— begin DATASET ENTRIES —
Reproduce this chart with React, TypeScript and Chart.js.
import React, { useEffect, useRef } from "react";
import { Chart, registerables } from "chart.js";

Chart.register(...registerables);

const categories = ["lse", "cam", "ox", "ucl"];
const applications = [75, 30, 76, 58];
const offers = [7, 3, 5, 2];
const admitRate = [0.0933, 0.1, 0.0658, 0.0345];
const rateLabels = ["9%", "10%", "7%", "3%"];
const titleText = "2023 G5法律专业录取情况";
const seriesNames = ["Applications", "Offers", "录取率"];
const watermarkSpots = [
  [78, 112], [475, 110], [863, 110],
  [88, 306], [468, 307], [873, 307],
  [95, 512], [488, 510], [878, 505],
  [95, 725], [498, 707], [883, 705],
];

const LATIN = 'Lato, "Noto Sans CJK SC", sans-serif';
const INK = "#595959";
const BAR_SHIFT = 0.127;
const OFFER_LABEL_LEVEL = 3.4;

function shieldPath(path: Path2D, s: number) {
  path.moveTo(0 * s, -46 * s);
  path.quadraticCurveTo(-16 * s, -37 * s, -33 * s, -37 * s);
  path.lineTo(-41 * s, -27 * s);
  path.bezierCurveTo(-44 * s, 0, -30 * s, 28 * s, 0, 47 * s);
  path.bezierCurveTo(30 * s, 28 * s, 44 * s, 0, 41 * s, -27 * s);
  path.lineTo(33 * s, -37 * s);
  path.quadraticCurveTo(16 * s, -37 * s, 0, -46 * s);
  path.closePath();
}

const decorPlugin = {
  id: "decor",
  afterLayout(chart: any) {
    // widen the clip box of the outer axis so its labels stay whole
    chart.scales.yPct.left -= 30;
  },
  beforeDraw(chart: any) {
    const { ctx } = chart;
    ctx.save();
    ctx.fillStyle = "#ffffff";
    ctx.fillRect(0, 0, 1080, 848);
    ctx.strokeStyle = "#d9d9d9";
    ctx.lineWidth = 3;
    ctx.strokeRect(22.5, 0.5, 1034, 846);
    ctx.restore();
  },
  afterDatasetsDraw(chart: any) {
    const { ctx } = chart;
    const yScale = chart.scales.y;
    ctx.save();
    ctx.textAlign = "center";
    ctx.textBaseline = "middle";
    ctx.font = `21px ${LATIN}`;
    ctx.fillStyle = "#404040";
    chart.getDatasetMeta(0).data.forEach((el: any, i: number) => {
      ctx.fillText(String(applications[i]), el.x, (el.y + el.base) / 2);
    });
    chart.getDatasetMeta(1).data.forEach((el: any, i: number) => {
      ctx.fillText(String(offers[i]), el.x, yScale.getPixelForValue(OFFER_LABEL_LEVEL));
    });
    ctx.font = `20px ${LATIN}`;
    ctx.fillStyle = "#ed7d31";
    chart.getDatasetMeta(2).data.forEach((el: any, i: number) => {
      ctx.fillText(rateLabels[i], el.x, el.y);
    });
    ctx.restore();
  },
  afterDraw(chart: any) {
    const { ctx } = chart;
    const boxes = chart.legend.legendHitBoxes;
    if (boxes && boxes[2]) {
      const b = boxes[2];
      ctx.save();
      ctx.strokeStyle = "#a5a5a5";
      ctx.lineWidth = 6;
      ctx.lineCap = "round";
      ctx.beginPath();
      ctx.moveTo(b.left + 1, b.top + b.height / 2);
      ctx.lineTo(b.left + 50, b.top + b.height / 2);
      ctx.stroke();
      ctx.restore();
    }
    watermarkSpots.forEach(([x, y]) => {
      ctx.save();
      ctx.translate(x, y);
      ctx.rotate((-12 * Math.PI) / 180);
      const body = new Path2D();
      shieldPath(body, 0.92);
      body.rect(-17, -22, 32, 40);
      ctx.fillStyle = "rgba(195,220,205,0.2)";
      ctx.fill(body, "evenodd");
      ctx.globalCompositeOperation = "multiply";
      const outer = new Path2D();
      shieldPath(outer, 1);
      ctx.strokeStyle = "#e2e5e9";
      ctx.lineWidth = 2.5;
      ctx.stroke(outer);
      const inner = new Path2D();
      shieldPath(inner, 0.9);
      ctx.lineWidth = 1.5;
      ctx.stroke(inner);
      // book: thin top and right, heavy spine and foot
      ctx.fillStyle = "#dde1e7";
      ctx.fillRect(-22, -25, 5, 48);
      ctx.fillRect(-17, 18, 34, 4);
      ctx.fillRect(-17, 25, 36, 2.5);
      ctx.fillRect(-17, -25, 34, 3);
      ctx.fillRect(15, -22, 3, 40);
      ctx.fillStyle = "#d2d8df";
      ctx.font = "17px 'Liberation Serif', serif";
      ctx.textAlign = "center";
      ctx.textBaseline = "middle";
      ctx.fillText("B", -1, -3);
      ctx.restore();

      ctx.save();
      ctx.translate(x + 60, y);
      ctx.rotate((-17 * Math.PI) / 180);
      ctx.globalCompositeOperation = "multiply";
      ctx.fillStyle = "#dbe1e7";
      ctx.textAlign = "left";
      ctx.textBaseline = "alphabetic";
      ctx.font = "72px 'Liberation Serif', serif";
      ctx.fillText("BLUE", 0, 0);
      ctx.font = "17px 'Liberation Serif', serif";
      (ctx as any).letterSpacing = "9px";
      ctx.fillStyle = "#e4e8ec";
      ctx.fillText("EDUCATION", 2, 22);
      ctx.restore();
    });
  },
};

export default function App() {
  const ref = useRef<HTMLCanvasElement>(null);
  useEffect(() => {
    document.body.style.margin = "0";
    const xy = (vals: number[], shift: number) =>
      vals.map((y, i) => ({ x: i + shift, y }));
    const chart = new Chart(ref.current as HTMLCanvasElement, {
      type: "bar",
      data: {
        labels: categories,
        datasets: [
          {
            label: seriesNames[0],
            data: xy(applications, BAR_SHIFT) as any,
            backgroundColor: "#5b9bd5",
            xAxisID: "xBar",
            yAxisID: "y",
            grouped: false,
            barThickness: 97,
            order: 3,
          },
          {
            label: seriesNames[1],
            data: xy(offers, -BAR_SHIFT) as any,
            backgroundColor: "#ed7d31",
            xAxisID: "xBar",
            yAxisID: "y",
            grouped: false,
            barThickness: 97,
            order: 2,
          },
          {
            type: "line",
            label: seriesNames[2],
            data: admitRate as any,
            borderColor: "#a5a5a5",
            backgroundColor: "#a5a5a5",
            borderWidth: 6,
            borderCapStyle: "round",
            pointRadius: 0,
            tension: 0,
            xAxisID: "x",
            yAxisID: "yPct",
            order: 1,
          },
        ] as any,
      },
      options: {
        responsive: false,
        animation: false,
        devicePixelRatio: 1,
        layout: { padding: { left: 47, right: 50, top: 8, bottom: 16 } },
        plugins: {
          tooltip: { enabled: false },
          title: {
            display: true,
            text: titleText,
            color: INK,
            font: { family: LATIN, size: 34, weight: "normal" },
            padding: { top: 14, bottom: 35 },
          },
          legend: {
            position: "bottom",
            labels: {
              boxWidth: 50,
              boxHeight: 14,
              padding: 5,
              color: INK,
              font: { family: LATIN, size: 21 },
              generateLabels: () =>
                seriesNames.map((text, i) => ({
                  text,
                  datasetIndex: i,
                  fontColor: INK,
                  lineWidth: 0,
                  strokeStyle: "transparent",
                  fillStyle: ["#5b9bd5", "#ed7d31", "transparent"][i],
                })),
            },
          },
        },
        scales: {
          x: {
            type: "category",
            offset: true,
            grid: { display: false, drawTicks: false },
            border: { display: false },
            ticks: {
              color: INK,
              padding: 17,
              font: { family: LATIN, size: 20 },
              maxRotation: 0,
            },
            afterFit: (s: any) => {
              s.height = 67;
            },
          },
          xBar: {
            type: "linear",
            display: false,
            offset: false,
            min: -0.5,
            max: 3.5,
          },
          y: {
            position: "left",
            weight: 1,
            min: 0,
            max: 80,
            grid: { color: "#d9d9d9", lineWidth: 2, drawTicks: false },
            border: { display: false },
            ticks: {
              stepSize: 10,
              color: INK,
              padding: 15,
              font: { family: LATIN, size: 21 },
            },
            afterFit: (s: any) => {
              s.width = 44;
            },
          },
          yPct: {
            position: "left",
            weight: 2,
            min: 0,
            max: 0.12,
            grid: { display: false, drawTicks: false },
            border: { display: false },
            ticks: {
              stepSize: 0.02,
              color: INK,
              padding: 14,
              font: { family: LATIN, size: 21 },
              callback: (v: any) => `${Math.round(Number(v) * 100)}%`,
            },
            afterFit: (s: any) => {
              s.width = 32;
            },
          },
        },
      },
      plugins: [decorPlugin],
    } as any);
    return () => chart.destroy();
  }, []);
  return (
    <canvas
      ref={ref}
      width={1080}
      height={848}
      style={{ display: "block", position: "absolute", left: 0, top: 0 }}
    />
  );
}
— end DATASET ENTRIES —
— begin DATASET ENTRIES —
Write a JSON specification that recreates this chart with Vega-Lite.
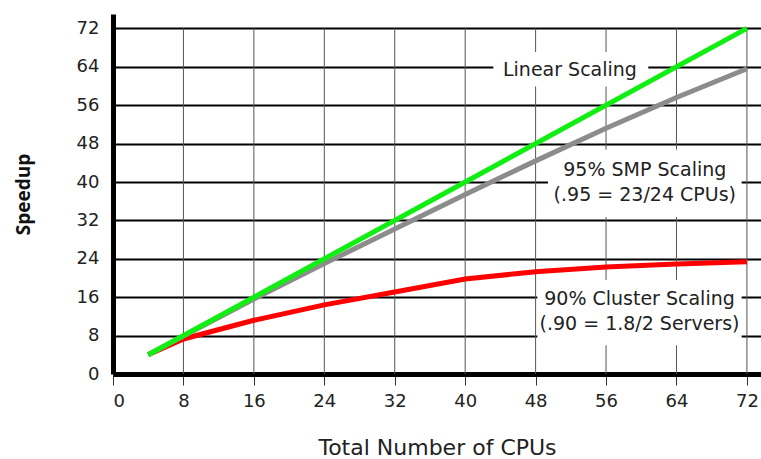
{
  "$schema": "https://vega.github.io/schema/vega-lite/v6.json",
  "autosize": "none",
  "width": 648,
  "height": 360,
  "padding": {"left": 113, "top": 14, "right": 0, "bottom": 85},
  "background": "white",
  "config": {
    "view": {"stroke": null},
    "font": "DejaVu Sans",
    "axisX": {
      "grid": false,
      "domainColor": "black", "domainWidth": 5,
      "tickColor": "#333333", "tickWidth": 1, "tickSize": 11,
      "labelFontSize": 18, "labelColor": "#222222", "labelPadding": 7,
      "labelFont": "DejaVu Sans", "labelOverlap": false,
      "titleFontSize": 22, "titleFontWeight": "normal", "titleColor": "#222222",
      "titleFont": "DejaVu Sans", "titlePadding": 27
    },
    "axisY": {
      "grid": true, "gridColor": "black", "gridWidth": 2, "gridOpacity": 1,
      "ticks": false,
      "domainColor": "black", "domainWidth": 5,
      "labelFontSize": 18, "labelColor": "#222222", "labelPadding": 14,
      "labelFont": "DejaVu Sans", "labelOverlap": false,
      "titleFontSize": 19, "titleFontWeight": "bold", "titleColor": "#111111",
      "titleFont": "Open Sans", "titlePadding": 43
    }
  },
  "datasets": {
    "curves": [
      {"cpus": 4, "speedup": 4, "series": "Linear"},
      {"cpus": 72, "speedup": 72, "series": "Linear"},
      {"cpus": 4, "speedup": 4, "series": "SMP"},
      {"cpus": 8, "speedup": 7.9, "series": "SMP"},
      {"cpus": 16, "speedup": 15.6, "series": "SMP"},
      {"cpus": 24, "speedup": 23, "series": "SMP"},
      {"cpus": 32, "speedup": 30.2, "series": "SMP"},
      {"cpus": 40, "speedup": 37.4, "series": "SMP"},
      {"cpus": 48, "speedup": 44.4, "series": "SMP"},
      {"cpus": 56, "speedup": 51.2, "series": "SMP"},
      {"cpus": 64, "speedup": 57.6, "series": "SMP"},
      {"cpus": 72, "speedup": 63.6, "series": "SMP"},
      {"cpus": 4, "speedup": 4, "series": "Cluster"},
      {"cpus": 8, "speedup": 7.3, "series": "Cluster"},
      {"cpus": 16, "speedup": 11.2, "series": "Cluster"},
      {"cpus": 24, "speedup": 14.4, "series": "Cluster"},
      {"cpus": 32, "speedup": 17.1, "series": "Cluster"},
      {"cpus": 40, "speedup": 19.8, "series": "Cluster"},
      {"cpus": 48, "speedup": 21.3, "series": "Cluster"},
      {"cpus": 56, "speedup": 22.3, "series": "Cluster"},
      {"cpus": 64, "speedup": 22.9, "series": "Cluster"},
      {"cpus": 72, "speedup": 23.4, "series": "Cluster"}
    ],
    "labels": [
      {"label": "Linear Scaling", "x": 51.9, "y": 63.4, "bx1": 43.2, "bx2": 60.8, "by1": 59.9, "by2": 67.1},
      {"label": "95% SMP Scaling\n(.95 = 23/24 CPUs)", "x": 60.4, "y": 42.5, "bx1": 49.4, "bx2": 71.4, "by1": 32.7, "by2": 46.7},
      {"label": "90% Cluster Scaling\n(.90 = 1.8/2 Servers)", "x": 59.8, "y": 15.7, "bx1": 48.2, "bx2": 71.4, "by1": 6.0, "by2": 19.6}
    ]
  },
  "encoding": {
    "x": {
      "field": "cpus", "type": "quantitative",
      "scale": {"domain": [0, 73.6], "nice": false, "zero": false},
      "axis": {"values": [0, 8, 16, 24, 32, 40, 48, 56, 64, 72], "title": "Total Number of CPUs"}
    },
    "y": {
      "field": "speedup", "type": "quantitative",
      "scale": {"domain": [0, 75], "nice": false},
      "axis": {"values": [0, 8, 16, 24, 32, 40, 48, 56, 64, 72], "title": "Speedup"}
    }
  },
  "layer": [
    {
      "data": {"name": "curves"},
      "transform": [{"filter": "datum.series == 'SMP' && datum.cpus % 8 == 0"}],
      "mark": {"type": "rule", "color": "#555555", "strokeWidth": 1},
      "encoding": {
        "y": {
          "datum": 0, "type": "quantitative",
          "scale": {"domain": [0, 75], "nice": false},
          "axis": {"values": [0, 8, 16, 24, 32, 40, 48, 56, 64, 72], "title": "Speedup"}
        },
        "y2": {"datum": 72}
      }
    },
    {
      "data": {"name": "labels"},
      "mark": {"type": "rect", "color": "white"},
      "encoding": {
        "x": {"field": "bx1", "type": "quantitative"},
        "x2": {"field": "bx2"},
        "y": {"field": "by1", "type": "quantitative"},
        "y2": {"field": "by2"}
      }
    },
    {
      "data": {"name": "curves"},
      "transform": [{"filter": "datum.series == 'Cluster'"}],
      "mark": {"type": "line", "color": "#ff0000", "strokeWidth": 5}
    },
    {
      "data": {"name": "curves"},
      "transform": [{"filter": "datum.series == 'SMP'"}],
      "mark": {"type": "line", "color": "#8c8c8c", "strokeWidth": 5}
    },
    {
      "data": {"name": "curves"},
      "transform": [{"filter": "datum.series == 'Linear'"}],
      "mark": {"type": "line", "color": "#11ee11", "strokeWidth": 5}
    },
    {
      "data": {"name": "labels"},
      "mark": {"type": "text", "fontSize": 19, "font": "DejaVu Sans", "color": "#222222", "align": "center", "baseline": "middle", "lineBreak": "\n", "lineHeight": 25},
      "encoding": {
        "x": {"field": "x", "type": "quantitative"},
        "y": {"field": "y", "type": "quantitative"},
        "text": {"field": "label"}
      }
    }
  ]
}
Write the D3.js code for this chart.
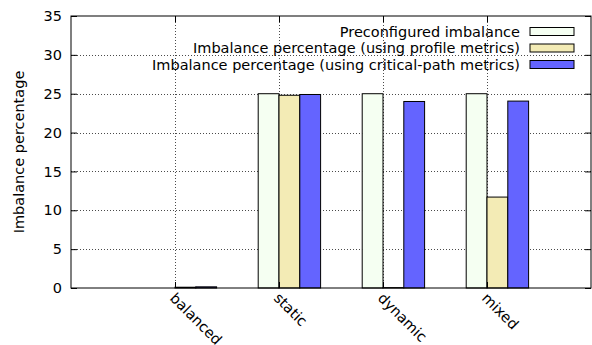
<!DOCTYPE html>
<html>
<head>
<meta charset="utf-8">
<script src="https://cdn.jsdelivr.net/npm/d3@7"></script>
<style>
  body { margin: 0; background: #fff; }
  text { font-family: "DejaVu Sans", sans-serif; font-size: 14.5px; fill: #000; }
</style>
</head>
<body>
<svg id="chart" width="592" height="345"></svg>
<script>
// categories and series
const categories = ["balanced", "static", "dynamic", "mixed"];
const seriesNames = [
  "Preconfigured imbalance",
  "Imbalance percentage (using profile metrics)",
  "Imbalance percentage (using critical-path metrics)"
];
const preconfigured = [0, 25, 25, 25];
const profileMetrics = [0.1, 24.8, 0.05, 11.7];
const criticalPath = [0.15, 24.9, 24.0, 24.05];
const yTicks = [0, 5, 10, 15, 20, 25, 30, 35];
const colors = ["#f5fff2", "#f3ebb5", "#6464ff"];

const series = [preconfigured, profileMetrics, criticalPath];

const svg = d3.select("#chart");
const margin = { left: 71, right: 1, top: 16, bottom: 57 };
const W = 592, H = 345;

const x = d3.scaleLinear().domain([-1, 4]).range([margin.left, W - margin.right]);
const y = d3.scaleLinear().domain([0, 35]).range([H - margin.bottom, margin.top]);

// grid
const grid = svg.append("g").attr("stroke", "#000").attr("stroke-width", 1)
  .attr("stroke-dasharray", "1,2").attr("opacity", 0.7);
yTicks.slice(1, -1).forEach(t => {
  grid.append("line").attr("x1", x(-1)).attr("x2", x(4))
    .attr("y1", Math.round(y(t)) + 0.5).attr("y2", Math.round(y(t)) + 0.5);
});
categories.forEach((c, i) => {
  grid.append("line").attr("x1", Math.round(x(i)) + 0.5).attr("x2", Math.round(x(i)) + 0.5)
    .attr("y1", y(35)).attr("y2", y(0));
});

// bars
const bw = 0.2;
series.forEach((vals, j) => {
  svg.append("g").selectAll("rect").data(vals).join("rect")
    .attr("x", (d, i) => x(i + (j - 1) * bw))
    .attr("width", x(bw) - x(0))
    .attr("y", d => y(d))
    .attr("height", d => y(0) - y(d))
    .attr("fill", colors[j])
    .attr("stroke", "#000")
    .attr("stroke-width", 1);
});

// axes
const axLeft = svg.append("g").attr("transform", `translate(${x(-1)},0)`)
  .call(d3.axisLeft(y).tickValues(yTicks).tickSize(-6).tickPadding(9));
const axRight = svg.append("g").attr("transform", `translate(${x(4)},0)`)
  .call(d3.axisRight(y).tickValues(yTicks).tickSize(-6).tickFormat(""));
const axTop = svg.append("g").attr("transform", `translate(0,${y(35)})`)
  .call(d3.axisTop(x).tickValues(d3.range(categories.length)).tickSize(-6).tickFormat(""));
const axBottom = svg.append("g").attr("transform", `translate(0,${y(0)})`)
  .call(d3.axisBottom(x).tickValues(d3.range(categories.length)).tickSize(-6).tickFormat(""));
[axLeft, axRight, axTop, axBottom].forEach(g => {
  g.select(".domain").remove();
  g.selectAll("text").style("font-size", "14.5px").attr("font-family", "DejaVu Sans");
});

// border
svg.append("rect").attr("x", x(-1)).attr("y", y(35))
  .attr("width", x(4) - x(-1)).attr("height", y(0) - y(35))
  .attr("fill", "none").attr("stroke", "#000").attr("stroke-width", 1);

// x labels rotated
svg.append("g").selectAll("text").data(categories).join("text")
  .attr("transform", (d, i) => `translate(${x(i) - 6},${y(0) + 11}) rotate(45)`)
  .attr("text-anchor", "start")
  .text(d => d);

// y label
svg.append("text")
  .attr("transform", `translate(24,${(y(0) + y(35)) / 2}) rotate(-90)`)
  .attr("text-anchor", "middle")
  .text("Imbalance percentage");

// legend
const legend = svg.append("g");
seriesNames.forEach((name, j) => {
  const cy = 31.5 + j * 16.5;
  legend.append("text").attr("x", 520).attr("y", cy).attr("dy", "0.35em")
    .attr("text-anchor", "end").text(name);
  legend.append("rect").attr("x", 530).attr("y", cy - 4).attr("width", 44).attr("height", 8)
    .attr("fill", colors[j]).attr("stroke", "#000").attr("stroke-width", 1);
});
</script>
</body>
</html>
— end DATASET ENTRIES —
## GIVEN PROBLEM
Repeat the span of lines that opens with the line holding "Reproduce this chart" and closes with the line holding "Chart.register(...registerables);", exactly as it stands.

## EXERCISE ANSWER
Reproduce this chart with React, TypeScript and Chart.js.
import React, { useEffect, useRef } from "react";
import { Chart, registerables } from "chart.js";

Chart.register(...registerables);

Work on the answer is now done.